--- YOUR INSTRUCTIONS ---
Reproduce the listing word for word. Skip any image.

--- GIVEN INFORMATION ---
════════════════

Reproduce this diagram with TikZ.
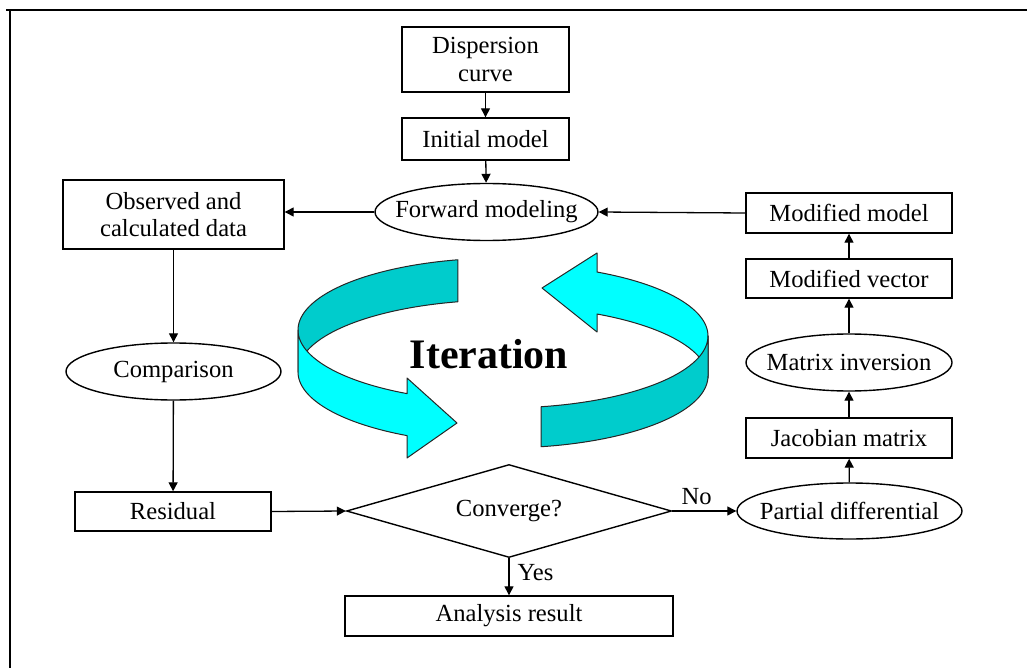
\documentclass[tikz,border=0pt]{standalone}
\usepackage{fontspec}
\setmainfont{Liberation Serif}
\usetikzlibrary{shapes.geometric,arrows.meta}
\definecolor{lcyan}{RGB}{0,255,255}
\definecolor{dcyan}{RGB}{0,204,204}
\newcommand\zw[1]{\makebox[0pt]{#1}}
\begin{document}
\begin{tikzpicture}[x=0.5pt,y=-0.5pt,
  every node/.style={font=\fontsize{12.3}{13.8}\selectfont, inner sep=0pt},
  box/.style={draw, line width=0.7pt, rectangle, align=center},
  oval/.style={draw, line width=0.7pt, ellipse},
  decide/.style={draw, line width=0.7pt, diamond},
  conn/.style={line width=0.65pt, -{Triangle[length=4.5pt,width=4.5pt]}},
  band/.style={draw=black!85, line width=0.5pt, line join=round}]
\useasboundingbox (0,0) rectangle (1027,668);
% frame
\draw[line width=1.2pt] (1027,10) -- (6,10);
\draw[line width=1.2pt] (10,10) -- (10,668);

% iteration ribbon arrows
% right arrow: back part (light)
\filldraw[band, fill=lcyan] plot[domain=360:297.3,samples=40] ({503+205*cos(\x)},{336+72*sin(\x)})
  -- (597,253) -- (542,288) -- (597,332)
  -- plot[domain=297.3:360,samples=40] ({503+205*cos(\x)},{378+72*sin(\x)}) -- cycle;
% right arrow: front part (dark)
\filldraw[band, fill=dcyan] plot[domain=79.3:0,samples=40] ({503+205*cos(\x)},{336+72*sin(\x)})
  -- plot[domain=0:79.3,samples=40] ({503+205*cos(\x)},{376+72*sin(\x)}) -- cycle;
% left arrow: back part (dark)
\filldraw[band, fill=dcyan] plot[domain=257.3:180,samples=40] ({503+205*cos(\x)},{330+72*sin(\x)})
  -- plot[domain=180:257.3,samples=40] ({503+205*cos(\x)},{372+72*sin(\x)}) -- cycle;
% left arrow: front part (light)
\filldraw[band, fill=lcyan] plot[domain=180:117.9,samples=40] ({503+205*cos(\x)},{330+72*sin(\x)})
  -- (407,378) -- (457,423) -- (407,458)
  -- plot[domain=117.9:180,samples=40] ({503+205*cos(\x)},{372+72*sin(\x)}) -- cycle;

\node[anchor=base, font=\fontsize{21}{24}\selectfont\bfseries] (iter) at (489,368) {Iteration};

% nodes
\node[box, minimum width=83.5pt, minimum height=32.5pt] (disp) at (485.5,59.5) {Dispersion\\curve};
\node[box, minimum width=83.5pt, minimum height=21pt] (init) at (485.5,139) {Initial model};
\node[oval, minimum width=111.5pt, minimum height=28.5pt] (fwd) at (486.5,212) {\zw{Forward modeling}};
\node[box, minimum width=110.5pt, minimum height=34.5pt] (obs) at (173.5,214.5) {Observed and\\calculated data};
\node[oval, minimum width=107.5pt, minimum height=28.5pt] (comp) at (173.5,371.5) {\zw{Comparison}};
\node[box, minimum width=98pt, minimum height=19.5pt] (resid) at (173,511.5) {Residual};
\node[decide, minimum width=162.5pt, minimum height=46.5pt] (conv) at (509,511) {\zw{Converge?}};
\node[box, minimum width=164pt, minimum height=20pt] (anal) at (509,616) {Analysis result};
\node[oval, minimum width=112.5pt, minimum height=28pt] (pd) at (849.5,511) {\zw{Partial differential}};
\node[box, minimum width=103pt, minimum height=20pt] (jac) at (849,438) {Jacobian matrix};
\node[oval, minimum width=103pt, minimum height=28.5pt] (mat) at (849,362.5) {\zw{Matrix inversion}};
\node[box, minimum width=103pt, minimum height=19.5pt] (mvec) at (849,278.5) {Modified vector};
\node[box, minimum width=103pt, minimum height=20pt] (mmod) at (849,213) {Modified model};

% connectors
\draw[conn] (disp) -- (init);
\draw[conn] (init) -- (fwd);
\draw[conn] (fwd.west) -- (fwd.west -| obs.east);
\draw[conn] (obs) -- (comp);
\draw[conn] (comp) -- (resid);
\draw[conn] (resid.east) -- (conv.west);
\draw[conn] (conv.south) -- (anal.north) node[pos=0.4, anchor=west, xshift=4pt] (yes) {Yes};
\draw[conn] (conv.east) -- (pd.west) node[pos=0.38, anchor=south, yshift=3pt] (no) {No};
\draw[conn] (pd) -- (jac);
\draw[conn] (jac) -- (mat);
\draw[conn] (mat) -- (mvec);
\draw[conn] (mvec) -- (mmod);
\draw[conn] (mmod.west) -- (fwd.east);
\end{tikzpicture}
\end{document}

════════════════

--- RIGHT ANSWER ---
Reproduce this diagram with TikZ.
\documentclass[tikz,border=0pt]{standalone}
\usepackage{fontspec}
\setmainfont{Liberation Serif}
\usetikzlibrary{shapes.geometric,arrows.meta}
\definecolor{lcyan}{RGB}{0,255,255}
\definecolor{dcyan}{RGB}{0,204,204}
\newcommand\zw[1]{\makebox[0pt]{#1}}
\begin{document}
\begin{tikzpicture}[x=0.5pt,y=-0.5pt,
  every node/.style={font=\fontsize{12.3}{13.8}\selectfont, inner sep=0pt},
  box/.style={draw, line width=0.7pt, rectangle, align=center},
  oval/.style={draw, line width=0.7pt, ellipse},
  decide/.style={draw, line width=0.7pt, diamond},
  conn/.style={line width=0.65pt, -{Triangle[length=4.5pt,width=4.5pt]}},
  band/.style={draw=black!85, line width=0.5pt, line join=round}]
\useasboundingbox (0,0) rectangle (1027,668);
% frame
\draw[line width=1.2pt] (1027,10) -- (6,10);
\draw[line width=1.2pt] (10,10) -- (10,668);

% iteration ribbon arrows
% right arrow: back part (light)
\filldraw[band, fill=lcyan] plot[domain=360:297.3,samples=40] ({503+205*cos(\x)},{336+72*sin(\x)})
  -- (597,253) -- (542,288) -- (597,332)
  -- plot[domain=297.3:360,samples=40] ({503+205*cos(\x)},{378+72*sin(\x)}) -- cycle;
% right arrow: front part (dark)
\filldraw[band, fill=dcyan] plot[domain=79.3:0,samples=40] ({503+205*cos(\x)},{336+72*sin(\x)})
  -- plot[domain=0:79.3,samples=40] ({503+205*cos(\x)},{376+72*sin(\x)}) -- cycle;
% left arrow: back part (dark)
\filldraw[band, fill=dcyan] plot[domain=257.3:180,samples=40] ({503+205*cos(\x)},{330+72*sin(\x)})
  -- plot[domain=180:257.3,samples=40] ({503+205*cos(\x)},{372+72*sin(\x)}) -- cycle;
% left arrow: front part (light)
\filldraw[band, fill=lcyan] plot[domain=180:117.9,samples=40] ({503+205*cos(\x)},{330+72*sin(\x)})
  -- (407,378) -- (457,423) -- (407,458)
  -- plot[domain=117.9:180,samples=40] ({503+205*cos(\x)},{372+72*sin(\x)}) -- cycle;

\node[anchor=base, font=\fontsize{21}{24}\selectfont\bfseries] (iter) at (489,368) {Iteration};

% nodes
\node[box, minimum width=83.5pt, minimum height=32.5pt] (disp) at (485.5,59.5) {Dispersion\\curve};
\node[box, minimum width=83.5pt, minimum height=21pt] (init) at (485.5,139) {Initial model};
\node[oval, minimum width=111.5pt, minimum height=28.5pt] (fwd) at (486.5,212) {\zw{Forward modeling}};
\node[box, minimum width=110.5pt, minimum height=34.5pt] (obs) at (173.5,214.5) {Observed and\\calculated data};
\node[oval, minimum width=107.5pt, minimum height=28.5pt] (comp) at (173.5,371.5) {\zw{Comparison}};
\node[box, minimum width=98pt, minimum height=19.5pt] (resid) at (173,511.5) {Residual};
\node[decide, minimum width=162.5pt, minimum height=46.5pt] (conv) at (509,511) {\zw{Converge?}};
\node[box, minimum width=164pt, minimum height=20pt] (anal) at (509,616) {Analysis result};
\node[oval, minimum width=112.5pt, minimum height=28pt] (pd) at (849.5,511) {\zw{Partial differential}};
\node[box, minimum width=103pt, minimum height=20pt] (jac) at (849,438) {Jacobian matrix};
\node[oval, minimum width=103pt, minimum height=28.5pt] (mat) at (849,362.5) {\zw{Matrix inversion}};
\node[box, minimum width=103pt, minimum height=19.5pt] (mvec) at (849,278.5) {Modified vector};
\node[box, minimum width=103pt, minimum height=20pt] (mmod) at (849,213) {Modified model};

% connectors
\draw[conn] (disp) -- (init);
\draw[conn] (init) -- (fwd);
\draw[conn] (fwd.west) -- (fwd.west -| obs.east);
\draw[conn] (obs) -- (comp);
\draw[conn] (comp) -- (resid);
\draw[conn] (resid.east) -- (conv.west);
\draw[conn] (conv.south) -- (anal.north) node[pos=0.4, anchor=west, xshift=4pt] (yes) {Yes};
\draw[conn] (conv.east) -- (pd.west) node[pos=0.38, anchor=south, yshift=3pt] (no) {No};
\draw[conn] (pd) -- (jac);
\draw[conn] (jac) -- (mat);
\draw[conn] (mat) -- (mvec);
\draw[conn] (mvec) -- (mmod);
\draw[conn] (mmod.west) -- (fwd.east);
\end{tikzpicture}
\end{document}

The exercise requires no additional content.